Donor-Advised Contributions Increase Dramatically

Nothing motivates major donors faster that potential tax law changes. According to the National Philanthropic Trust, there has been a 72 percent hike in donor-advised contributions. Favorable market conditions and concern over changes to tax laws may be responsible for this dramatic shift.

Donor-advised funds are most likely to be held by high-net worth and ultra-high-net worth individuals. Fears of giving caps influenced major donors in 2016. What will happen in 2017? What type of tax policies will the new administration devise? Questions with answers waiting to be revealed.

It should be noted that the surge in donor-advised contributions did not translate to increased contributions from those funds to nonprofit organizations in 2016. Nonprofits actually saw a decrease in gifts from donor-advised funds. Organizations should find solace in the fact the money is there but the check has not been mailed. As tax-policies become law, 2017 will be an experimental year for giving practices.

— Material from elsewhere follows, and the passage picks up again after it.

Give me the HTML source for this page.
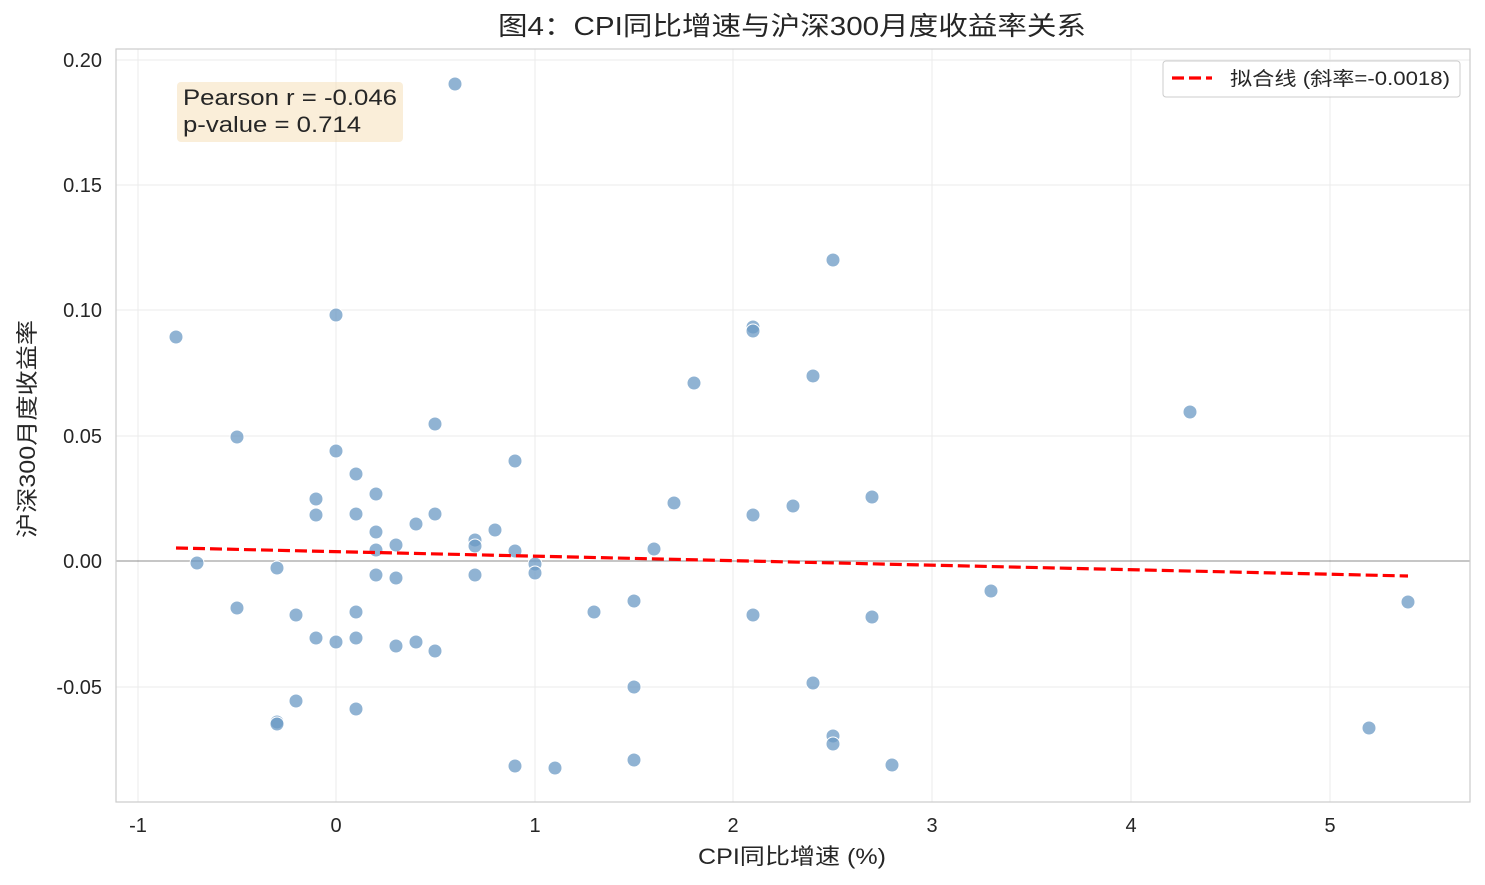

Changing Business Climate Favors Philanthropy

(A new trend in pre-IPO charity could be a game changer)

This year, Key Elements Group LLC looked at a new style of corporate culture sweeping the business world that may change how we define for- and non-profit organizations.

Kickstarter – the popular crowdfunding website that has catapulted to world renown over the past five years – announced in September that it was registering as a “Public Benefit Corporation,” a unique and relatively new category of business charter that requires companies to allocate large percentages of their profits to support social causes and to adhere to pro-social standards of business, including rigorous environmental standards.

The company’s CEOs follow the footsteps of institutions including Patagonia and Rasmussen Colleges, which trailblazed the field of Public Benefit Corporations. B-Lab, an independent third-party organization based outside of Philadelphia, PA, has helped set standards for these next-gen businesses dedicated to the pursuit of the social good.

As research emerges showing the philanthropic spirit of millennials and their desire to contribute their skills and work time to the public good, it has become increasingly evident that philanthropy in the workplace is taking on greater importance.

A recent development further confirms this trend. Venture capital companies – long reluctant to embrace philanthropy in the nascent stages of business development – are now directing funds pre-Initial Public Offering (IPO) to philanthropic and nonprofit initiatives. In what may be a first for businesses of its kind, venture-capital firm Fyrfly announced that it would start a foundation.

On its website, the company acknowledges the unique landscape facing business leaders going into 2016, as well as the pro-social spirit guiding millennial employees:

Corporate philanthropy is not an outlandish concept anymore. The Millennial generation has brought about a shift in economic values. They buy from brands they respect; they want to work for companies that put people over profit; they think deeply about the ethical ramifications of their lifestyle choices. Millennials are reshaping the purpose and responsibilities of corporations.

This is bold language for a budding firm, yet – in this day and age – it may give the company a competitive advantage. Millennial talent will go toward institutions that reflect and foster their values and passions. Furthermore, costumers increasingly care about the impact their spending has on the world. If businesses position themselves as social good leaders from the get-go, consumers will place greater trust in their brand identity. By diving headfirst into philanthropy pre-IPO, soon-to-be successful businesses may very well set the new standard for how companies are organized.

And, if Fyrfly’s move becomes the new normal, the potential effects on philanthropy are gargantuan. The foundation commitment will only pay off if the venture firm succeeds, but the windfall could herald unseen amounts of money going toward nonprofit groups. In the first three-quarters of 2015, venture capital amounted to $47.2 billion. In a business climate in which vast quantities of these funds are allocated for the social good, just a small portion of these monies would make a profound impact on the resource pool available for philanthropic organizations.

These are exciting times for both nonprofits and private companies in which it is never too early to give back. Now, it’s also never too early to start forging relationships that will lead to mutual success in the long-run.